* _Supplied data_:
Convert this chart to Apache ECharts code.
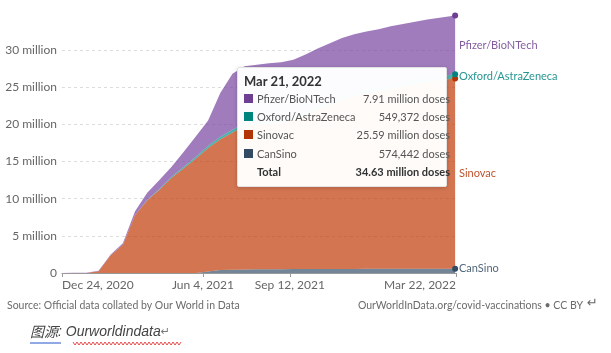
<!DOCTYPE html>
<html>
<head>
<meta charset="utf-8">
<script src="https://cdn.jsdelivr.net/npm/echarts@6/dist/echarts.min.js"></script>
<style>
  html, body { margin: 0; padding: 0; background: #fff; }
  #main { width: 611px; height: 353px; }
</style>
</head>
<body>
<div id="main"></div>
<script>
// data, millions of doses
var dates = ['2020-12-24', '2021-01-07', '2021-01-21', '2021-02-04', '2021-02-18', '2021-03-04',
    '2021-03-18', '2021-04-01', '2021-04-15', '2021-04-29', '2021-05-13', '2021-05-27',
    '2021-06-10', '2021-06-24', '2021-07-08', '2021-07-22', '2021-08-05', '2021-08-19',
    '2021-09-02', '2021-09-16', '2021-09-30', '2021-10-14', '2021-10-28', '2021-11-11',
    '2021-11-25', '2021-12-09', '2021-12-23', '2022-01-06', '2022-01-20', '2022-02-03',
    '2022-02-17', '2022-03-03', '2022-03-17', '2022-03-21'];
var pfizer = [0, 0.02, 0.04, 0.05, 0.1, 0.2, 0.5, 0.95, 1.2, 1.35, 2.0, 2.75,
    3.4, 5.87, 7.54, 7.6, 7.65, 7.68, 7.7, 7.72, 7.74, 7.76, 7.78, 7.8,
    7.82, 7.83, 7.84, 7.85, 7.86, 7.87, 7.885, 7.895, 7.91, 7.914];
var oxford = [0, 0, 0, 0, 0, 0, 0, 0.05, 0.1, 0.15, 0.2, 0.25,
    0.3, 0.33, 0.36, 0.38, 0.4, 0.41, 0.42, 0.43, 0.44, 0.45, 0.46, 0.47,
    0.48, 0.49, 0.5, 0.51, 0.52, 0.525, 0.53, 0.54, 0.548, 0.549372];
var sinovac = [0, 0, 0, 0.25, 2.4, 3.8, 7.8, 9.8, 11.2, 12.8, 14.1, 15.4,
    16.6, 17.6, 18.45, 19.34, 19.45, 19.6, 19.71, 20.02, 20.685, 21.45, 22.115, 22.78,
    23.247, 23.624, 23.901, 24.278, 24.555, 24.838, 25.116, 25.344, 25.549, 25.594];
var cansino = [0, 0, 0, 0, 0, 0, 0, 0, 0, 0, 0, 0,
    0.2, 0.4, 0.45, 0.48, 0.5, 0.51, 0.52, 0.53, 0.535, 0.54, 0.545, 0.55,
    0.553, 0.556, 0.559, 0.562, 0.565, 0.567, 0.569, 0.571, 0.573, 0.574442];
var xTicks = ['2020-12-24', '2021-06-04', '2021-09-12', '2022-03-22'];

var months = ['Jan', 'Feb', 'Mar', 'Apr', 'May', 'Jun', 'Jul', 'Aug', 'Sep', 'Oct', 'Nov', 'Dec'];
function toTime(s) {
    var p = s.split('-');
    return Date.UTC(+p[0], +p[1] - 1, +p[2]);
}
function fmtDate(s) {
    var d = new Date(toTime(s));
    return months[d.getUTCMonth()] + ' ' + d.getUTCDate() + ', ' + d.getUTCFullYear();
}
function fmtDoses(v) {
    if (v >= 1) return v.toFixed(2) + ' million doses';
    return Math.round(v * 1e6).toLocaleString('en-US') + ' doses';
}

// one category per day, first tick to last tick
var days = [];
for (var t = toTime(xTicks[0]); t <= toTime(xTicks[xTicks.length - 1]); t += 86400000) {
    days.push(new Date(t).toISOString().slice(0, 10));
}

// stack order bottom -> top
var vaccines = [
    { name: 'CanSino', color: '#334b63', data: cansino },
    { name: 'Sinovac', color: '#b13507', data: sinovac },
    { name: 'Oxford/AstraZeneca', color: '#00847e', data: oxford },
    { name: 'Pfizer/BioNTech', color: '#6d3e91', data: pfizer }
];
var last = dates.length - 1;
var font = 'Lato, "Noto Sans", sans-serif';
var isTick = function (idx, val) { return xTicks.indexOf(val) >= 0; };

var myChart = echarts.init(document.getElementById('main'));
var option = {
    animation: false,
    textStyle: { fontFamily: font },
    grid: { left: 62, right: 155, top: 12.8, bottom: 80, containLabel: false, outerBoundsMode: 'none' },
    tooltip: {
        trigger: 'axis',
        alwaysShowContent: true,
        position: [237, 67],
        padding: [5, 7, 5, 6],
        backgroundColor: 'rgba(255,255,255,0.97)',
        borderColor: '#e2e2e2',
        borderWidth: 1,
        extraCssText: 'box-shadow:0 1px 4px rgba(0,0,0,0.18);border-radius:2px;',
        axisPointer: { type: 'line', lineStyle: { color: 'rgba(0,0,0,0)' } },
        formatter: function () {
            var total = 0;
            var rows = '';
            for (var i = vaccines.length - 1; i >= 0; i--) {
                var v = vaccines[i];
                total += v.data[last];
                rows += '<tr><td style="padding:0 4px 0 0;width:9px"><span style="display:inline-block;width:9px;height:9px;background:' +
                    v.color + ';"></span></td><td style="padding:0;color:#555">' + v.name +
                    '</td><td style="padding:0;text-align:right;color:#555">' + fmtDoses(v.data[last]) + '</td></tr>';
            }
            rows += '<tr><td></td><td style="padding:0;font-weight:bold;color:#333">Total</td>' +
                '<td style="padding:0;text-align:right;font-weight:bold;color:#333">' + fmtDoses(total) + '</td></tr>';
            return '<div style="font-family:Lato,sans-serif;width:195px">' +
                '<div style="font-size:13px;font-weight:bold;color:#333;line-height:16px;margin:0 0 1px 0">' +
                fmtDate(dates[last]) + '</div>' +
                '<table style="border-collapse:collapse;width:100%;font-size:11px;line-height:18.2px">' + rows + '</table></div>';
        }
    },
    xAxis: {
        type: 'category',
        boundaryGap: false,
        data: days,
        splitLine: { show: false },
        axisLine: { lineStyle: { color: '#999' } },
        axisTick: { show: true, length: 4, interval: isTick, alignWithLabel: true, lineStyle: { color: '#999' } },
        axisLabel: {
            color: '#666', fontSize: 12, margin: 6,
            interval: isTick,
            formatter: function (v) { return fmtDate(v); },
            alignMinLabel: 'left',
            alignMaxLabel: 'right'
        }
    },
    yAxis: {
        type: 'value',
        min: 0,
        max: 35,
        interval: 5,
        axisLine: { show: false },
        axisTick: { show: false },
        axisLabel: {
            color: '#666', fontSize: 12, margin: 5,
            showMaxLabel: false,
            formatter: function (v) { return v === 0 ? '0' : v + ' million'; }
        },
        splitLine: { showMaxLine: false, lineStyle: { color: '#dcdcdc', type: [3, 3] } }
    },
    series: vaccines.map(function (v) {
        return {
            name: v.name,
            type: 'line',
            stack: 'total',
            showSymbol: false,
            symbol: 'circle',
            symbolSize: 4,
            color: v.color,
            lineStyle: { width: 0 },
            areaStyle: { color: v.color, opacity: 0.7 },
            data: dates.map(function (d, i) { return [d, v.data[i]]; })
        };
    }),
    graphic: [
        {
            type: 'text', left: 7, top: 300,
            style: { text: 'Source: Official data collated by Our World in Data', fill: '#6b6b6b', fontSize: 10.5, fontFamily: font }
        },
        {
            type: 'text', right: 28, top: 300,
            style: { text: 'OurWorldInData.org/covid-vaccinations \u2022 CC BY', fill: '#6b6b6b', fontSize: 10.5, fontFamily: font }
        },
        {
            type: 'text', left: 587, top: 297,
            style: { text: '\u21b5', fill: '#666', fontSize: 13, fontFamily: '"DejaVu Sans"' }
        },
        {
            type: 'text', left: 30, top: 325,
            style: {
                text: '{a|图源}{b|: Ourworldindata}{c|\u21b5}',
                rich: {
                    a: { fill: '#444', fontSize: 14, fontStyle: 'italic', fontFamily: '"Noto Sans CJK SC"' },
                    b: { fill: '#444', fontSize: 14, fontStyle: 'italic', fontFamily: '"Liberation Sans"' },
                    c: { fill: '#777', fontSize: 11, fontFamily: '"DejaVu Sans"' }
                }
            }
        },
        {
            type: 'line', shape: { x1: 30, y1: 343, x2: 61, y2: 343 },
            style: { stroke: '#2255cc', lineWidth: 1 }
        },
        {
            type: 'polyline',
            shape: {
                points: (function () {
                    var p = [];
                    for (var x = 73; x <= 182; x += 2) p.push([x, (x % 4 === 1) ? 342 : 345]);
                    return p;
                })()
            },
            style: { stroke: '#e02020', lineWidth: 0.8, fill: null }
        }
    ]
};
myChart.setOption(option);

// direct labels at the middle of each band on the right
var labels = [];
var base = 0;
var axisY = myChart.convertToPixel({ gridIndex: 0 }, [dates[last], 0])[1];
vaccines.forEach(function (v) {
    var lo = base, hi = base + v.data[last];
    base = hi;
    var pt = myChart.convertToPixel({ gridIndex: 0 }, [dates[last], (lo + hi) / 2]);
    labels.push({
        type: 'text',
        x: 459,
        y: Math.min(pt[1], axisY - 5),
        style: { text: v.name, fill: v.color, opacity: 0.85, fontSize: 11, fontFamily: font, verticalAlign: 'middle' }
    });
});
myChart.setOption({ graphic: option.graphic.concat(labels) });

myChart.dispatchAction({ type: 'showTip', seriesIndex: 0, dataIndex: last });

window.addEventListener('resize', function () {
    if (myChart != null && myChart != undefined) {
        myChart.resize();
    }
});
</script>
</body>
</html>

* _Given request_: Starting at the first line of the material, output exactly the lines up to and including the one with "['2020-12-24', '2021-06-04', '2021-09-12', '2022-03-22'];". Do not include the pictures.

* _Expected answer_:
Convert this chart to Apache ECharts code.
<!DOCTYPE html>
<html>
<head>
<meta charset="utf-8">
<script src="https://cdn.jsdelivr.net/npm/echarts@6/dist/echarts.min.js"></script>
<style>
  html, body { margin: 0; padding: 0; background: #fff; }
  #main { width: 611px; height: 353px; }
</style>
</head>
<body>
<div id="main"></div>
<script>
// data, millions of doses
var dates = ['2020-12-24', '2021-01-07', '2021-01-21', '2021-02-04', '2021-02-18', '2021-03-04',
    '2021-03-18', '2021-04-01', '2021-04-15', '2021-04-29', '2021-05-13', '2021-05-27',
    '2021-06-10', '2021-06-24', '2021-07-08', '2021-07-22', '2021-08-05', '2021-08-19',
    '2021-09-02', '2021-09-16', '2021-09-30', '2021-10-14', '2021-10-28', '2021-11-11',
    '2021-11-25', '2021-12-09', '2021-12-23', '2022-01-06', '2022-01-20', '2022-02-03',
    '2022-02-17', '2022-03-03', '2022-03-17', '2022-03-21'];
var pfizer = [0, 0.02, 0.04, 0.05, 0.1, 0.2, 0.5, 0.95, 1.2, 1.35, 2.0, 2.75,
    3.4, 5.87, 7.54, 7.6, 7.65, 7.68, 7.7, 7.72, 7.74, 7.76, 7.78, 7.8,
    7.82, 7.83, 7.84, 7.85, 7.86, 7.87, 7.885, 7.895, 7.91, 7.914];
var oxford = [0, 0, 0, 0, 0, 0, 0, 0.05, 0.1, 0.15, 0.2, 0.25,
    0.3, 0.33, 0.36, 0.38, 0.4, 0.41, 0.42, 0.43, 0.44, 0.45, 0.46, 0.47,
    0.48, 0.49, 0.5, 0.51, 0.52, 0.525, 0.53, 0.54, 0.548, 0.549372];
var sinovac = [0, 0, 0, 0.25, 2.4, 3.8, 7.8, 9.8, 11.2, 12.8, 14.1, 15.4,
    16.6, 17.6, 18.45, 19.34, 19.45, 19.6, 19.71, 20.02, 20.685, 21.45, 22.115, 22.78,
    23.247, 23.624, 23.901, 24.278, 24.555, 24.838, 25.116, 25.344, 25.549, 25.594];
var cansino = [0, 0, 0, 0, 0, 0, 0, 0, 0, 0, 0, 0,
    0.2, 0.4, 0.45, 0.48, 0.5, 0.51, 0.52, 0.53, 0.535, 0.54, 0.545, 0.55,
    0.553, 0.556, 0.559, 0.562, 0.565, 0.567, 0.569, 0.571, 0.573, 0.574442];
var xTicks = ['2020-12-24', '2021-06-04', '2021-09-12', '2022-03-22'];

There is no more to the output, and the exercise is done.